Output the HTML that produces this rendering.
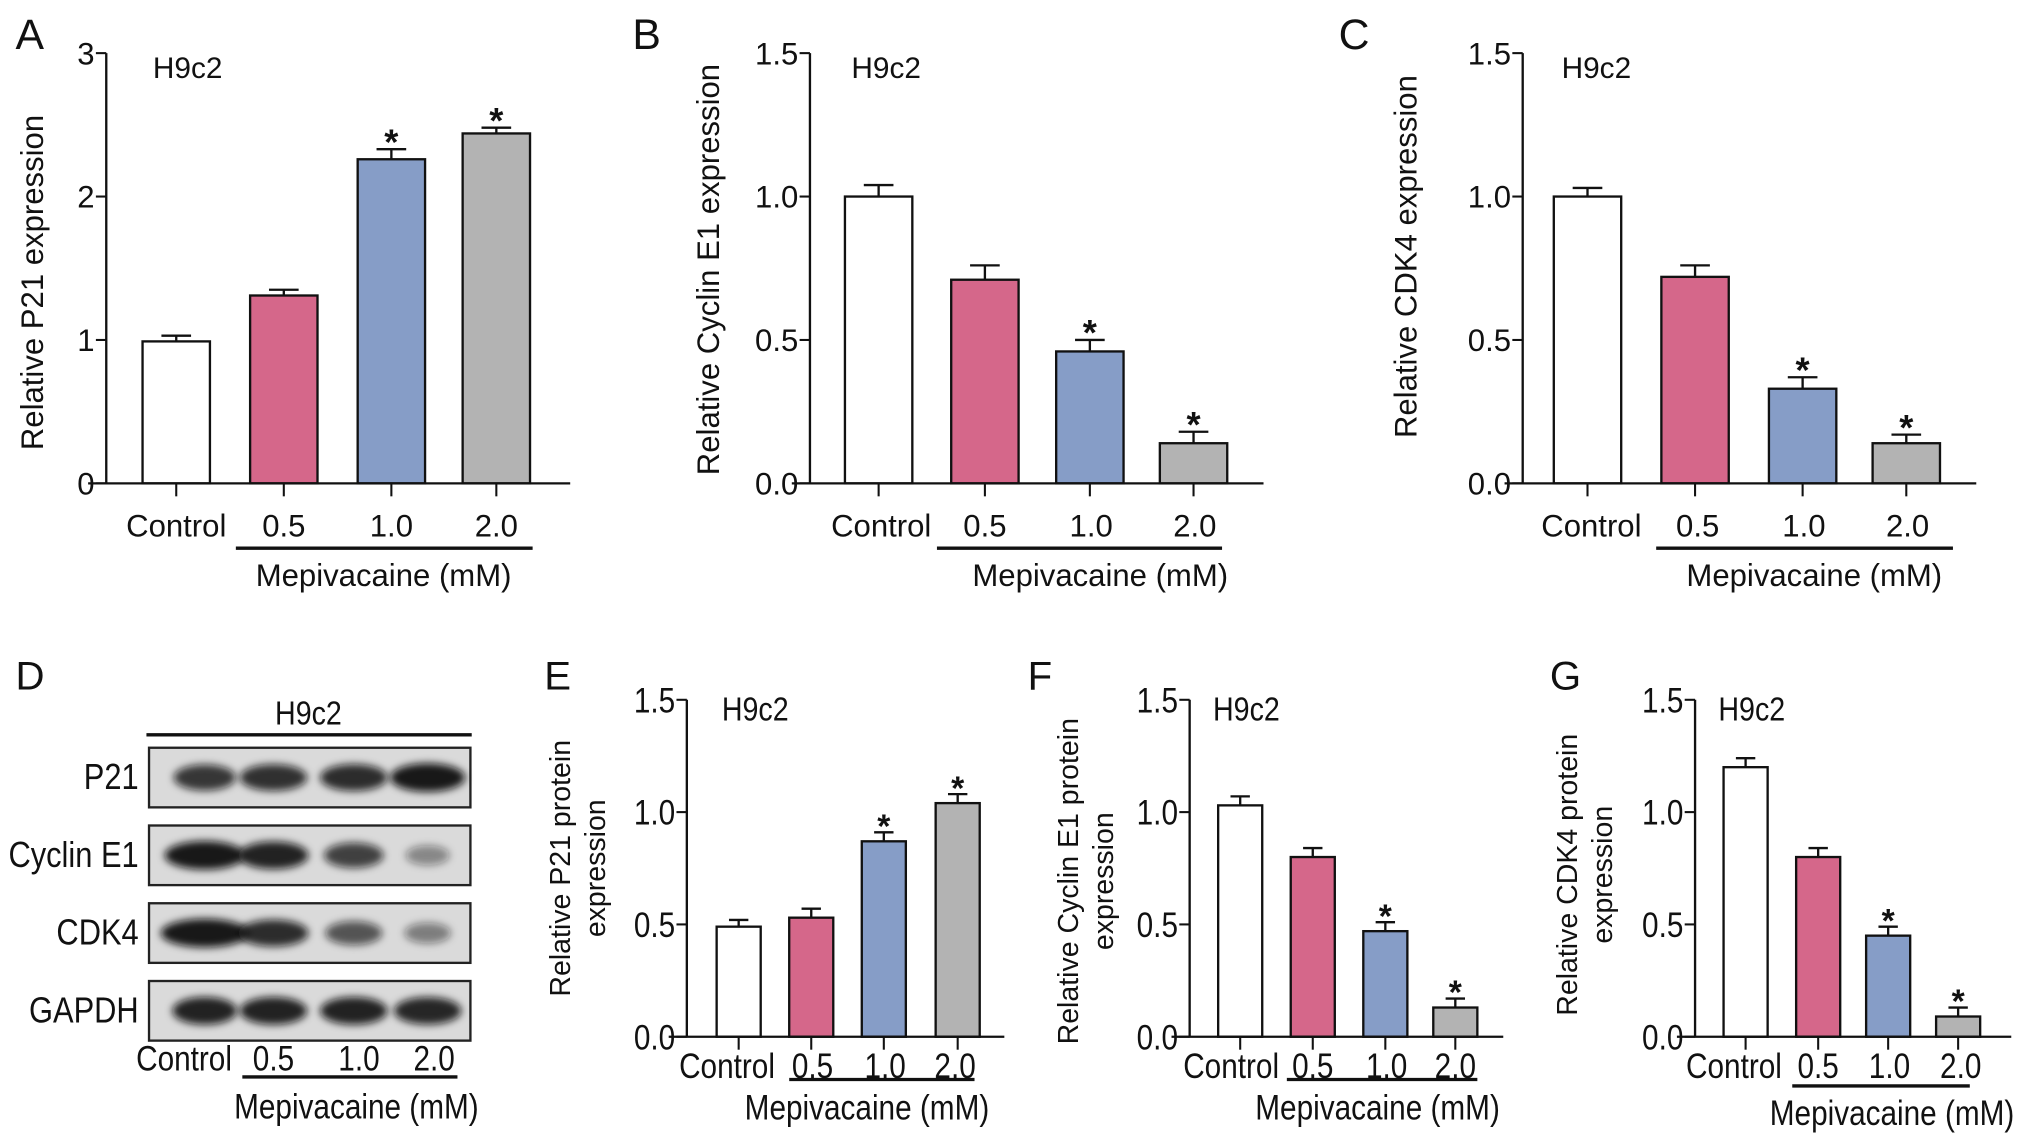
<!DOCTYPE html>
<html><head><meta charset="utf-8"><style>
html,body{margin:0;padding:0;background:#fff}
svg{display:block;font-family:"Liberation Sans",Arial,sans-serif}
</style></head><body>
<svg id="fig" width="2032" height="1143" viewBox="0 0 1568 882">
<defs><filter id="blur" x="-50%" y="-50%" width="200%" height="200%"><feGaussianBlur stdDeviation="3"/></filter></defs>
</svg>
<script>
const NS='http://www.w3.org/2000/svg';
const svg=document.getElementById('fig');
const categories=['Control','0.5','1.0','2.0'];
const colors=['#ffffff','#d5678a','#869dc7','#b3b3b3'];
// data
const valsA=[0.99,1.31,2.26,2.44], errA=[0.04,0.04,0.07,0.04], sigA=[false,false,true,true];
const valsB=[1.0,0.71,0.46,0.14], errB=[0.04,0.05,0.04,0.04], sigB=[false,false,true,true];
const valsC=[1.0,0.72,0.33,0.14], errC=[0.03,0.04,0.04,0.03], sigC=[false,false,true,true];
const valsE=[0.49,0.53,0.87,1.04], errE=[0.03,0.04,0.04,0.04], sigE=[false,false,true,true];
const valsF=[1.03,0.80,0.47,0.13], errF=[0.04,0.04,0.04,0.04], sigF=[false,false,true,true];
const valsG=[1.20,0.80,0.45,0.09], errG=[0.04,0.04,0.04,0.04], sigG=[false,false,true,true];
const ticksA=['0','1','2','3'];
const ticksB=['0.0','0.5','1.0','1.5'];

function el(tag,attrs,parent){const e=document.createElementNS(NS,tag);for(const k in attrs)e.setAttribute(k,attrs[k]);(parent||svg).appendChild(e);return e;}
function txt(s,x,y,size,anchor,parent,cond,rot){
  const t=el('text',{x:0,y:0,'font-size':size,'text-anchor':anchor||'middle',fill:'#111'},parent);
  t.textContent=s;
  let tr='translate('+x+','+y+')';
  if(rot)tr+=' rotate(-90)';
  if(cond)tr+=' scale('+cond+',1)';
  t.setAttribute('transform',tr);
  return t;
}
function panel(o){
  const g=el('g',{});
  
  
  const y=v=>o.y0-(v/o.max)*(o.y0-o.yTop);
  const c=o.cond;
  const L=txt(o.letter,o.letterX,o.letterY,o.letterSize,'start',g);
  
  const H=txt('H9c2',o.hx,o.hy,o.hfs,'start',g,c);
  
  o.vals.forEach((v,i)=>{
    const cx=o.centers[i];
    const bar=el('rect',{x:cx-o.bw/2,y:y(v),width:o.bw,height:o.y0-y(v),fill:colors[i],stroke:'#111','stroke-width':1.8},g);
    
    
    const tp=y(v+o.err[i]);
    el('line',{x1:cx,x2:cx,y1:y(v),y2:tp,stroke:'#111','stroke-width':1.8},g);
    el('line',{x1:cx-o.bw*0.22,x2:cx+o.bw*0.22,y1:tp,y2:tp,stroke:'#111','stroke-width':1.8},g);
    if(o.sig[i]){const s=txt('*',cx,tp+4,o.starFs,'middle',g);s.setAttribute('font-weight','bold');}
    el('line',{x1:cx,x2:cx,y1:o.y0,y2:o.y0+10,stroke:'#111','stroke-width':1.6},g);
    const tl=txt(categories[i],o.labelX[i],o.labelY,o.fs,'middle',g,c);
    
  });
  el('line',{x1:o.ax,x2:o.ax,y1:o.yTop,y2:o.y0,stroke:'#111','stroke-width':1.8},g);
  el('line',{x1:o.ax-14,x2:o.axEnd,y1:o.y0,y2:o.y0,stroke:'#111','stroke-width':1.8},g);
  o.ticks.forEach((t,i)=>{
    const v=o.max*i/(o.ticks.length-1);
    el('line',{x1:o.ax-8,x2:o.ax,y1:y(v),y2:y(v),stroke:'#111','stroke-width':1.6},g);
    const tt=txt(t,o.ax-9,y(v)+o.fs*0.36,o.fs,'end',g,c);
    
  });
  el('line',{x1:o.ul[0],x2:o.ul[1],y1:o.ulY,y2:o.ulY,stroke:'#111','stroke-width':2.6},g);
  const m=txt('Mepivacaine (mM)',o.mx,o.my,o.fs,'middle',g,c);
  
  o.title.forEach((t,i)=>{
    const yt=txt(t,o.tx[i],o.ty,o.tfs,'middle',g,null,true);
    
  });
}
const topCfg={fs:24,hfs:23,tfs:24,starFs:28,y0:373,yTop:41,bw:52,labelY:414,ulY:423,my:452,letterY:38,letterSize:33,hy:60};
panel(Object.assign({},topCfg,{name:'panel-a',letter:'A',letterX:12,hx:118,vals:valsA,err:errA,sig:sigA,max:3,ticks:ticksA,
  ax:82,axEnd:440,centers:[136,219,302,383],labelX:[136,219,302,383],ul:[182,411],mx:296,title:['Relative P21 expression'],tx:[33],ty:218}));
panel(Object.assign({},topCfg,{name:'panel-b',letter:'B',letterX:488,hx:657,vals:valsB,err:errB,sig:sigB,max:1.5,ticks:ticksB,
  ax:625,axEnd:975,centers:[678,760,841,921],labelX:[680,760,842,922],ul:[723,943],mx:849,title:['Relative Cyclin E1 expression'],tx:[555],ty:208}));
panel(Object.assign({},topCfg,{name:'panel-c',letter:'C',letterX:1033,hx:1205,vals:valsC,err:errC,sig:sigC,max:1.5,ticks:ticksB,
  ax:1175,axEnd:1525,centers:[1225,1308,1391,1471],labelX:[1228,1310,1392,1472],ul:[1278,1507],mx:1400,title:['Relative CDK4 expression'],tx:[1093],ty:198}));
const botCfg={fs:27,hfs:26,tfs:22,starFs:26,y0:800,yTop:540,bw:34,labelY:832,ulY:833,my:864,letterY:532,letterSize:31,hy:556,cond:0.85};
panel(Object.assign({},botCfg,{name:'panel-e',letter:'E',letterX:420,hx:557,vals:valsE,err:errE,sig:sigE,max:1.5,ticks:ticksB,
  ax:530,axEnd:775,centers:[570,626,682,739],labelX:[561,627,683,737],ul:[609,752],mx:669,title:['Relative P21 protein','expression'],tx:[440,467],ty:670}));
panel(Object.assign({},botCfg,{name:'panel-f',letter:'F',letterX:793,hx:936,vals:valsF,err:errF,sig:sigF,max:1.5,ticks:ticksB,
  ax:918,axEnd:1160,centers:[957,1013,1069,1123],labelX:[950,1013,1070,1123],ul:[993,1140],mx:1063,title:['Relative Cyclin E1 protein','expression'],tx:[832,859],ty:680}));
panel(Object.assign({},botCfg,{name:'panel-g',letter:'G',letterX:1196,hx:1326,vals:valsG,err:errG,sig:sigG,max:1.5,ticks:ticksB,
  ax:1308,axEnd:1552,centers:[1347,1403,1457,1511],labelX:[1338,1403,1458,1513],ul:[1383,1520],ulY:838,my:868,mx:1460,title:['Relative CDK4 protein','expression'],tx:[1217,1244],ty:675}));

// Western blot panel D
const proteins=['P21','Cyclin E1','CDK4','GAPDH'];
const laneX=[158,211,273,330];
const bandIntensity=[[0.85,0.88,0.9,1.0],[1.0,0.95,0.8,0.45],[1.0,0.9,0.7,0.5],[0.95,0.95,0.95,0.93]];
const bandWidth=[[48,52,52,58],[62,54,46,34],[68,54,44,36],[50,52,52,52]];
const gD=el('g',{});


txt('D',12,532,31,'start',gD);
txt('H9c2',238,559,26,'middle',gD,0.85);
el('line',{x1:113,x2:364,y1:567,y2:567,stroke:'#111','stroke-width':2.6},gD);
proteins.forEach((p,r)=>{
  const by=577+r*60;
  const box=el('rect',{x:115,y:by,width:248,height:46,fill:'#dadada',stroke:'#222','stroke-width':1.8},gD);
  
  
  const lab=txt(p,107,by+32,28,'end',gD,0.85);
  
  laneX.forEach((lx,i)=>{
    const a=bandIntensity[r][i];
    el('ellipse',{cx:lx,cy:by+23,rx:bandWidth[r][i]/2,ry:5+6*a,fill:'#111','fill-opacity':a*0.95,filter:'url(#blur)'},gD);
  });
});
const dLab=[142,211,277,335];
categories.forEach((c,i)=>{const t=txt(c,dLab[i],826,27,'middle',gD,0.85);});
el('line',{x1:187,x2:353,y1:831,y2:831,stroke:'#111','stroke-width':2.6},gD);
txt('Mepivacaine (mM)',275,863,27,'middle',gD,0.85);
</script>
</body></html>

## Problem to work on
With all pictures left out, please transcribe exactly the lines from the start of the material through the line with "const ticksB=['0.0','0.5','1.0','1.5'];".

## Output for this task
Output the HTML that produces this rendering.
<!DOCTYPE html>
<html><head><meta charset="utf-8"><style>
html,body{margin:0;padding:0;background:#fff}
svg{display:block;font-family:"Liberation Sans",Arial,sans-serif}
</style></head><body>
<svg id="fig" width="2032" height="1143" viewBox="0 0 1568 882">
<defs><filter id="blur" x="-50%" y="-50%" width="200%" height="200%"><feGaussianBlur stdDeviation="3"/></filter></defs>
</svg>
<script>
const NS='http://www.w3.org/2000/svg';
const svg=document.getElementById('fig');
const categories=['Control','0.5','1.0','2.0'];
const colors=['#ffffff','#d5678a','#869dc7','#b3b3b3'];
// data
const valsA=[0.99,1.31,2.26,2.44], errA=[0.04,0.04,0.07,0.04], sigA=[false,false,true,true];
const valsB=[1.0,0.71,0.46,0.14], errB=[0.04,0.05,0.04,0.04], sigB=[false,false,true,true];
const valsC=[1.0,0.72,0.33,0.14], errC=[0.03,0.04,0.04,0.03], sigC=[false,false,true,true];
const valsE=[0.49,0.53,0.87,1.04], errE=[0.03,0.04,0.04,0.04], sigE=[false,false,true,true];
const valsF=[1.03,0.80,0.47,0.13], errF=[0.04,0.04,0.04,0.04], sigF=[false,false,true,true];
const valsG=[1.20,0.80,0.45,0.09], errG=[0.04,0.04,0.04,0.04], sigG=[false,false,true,true];
const ticksA=['0','1','2','3'];
const ticksB=['0.0','0.5','1.0','1.5'];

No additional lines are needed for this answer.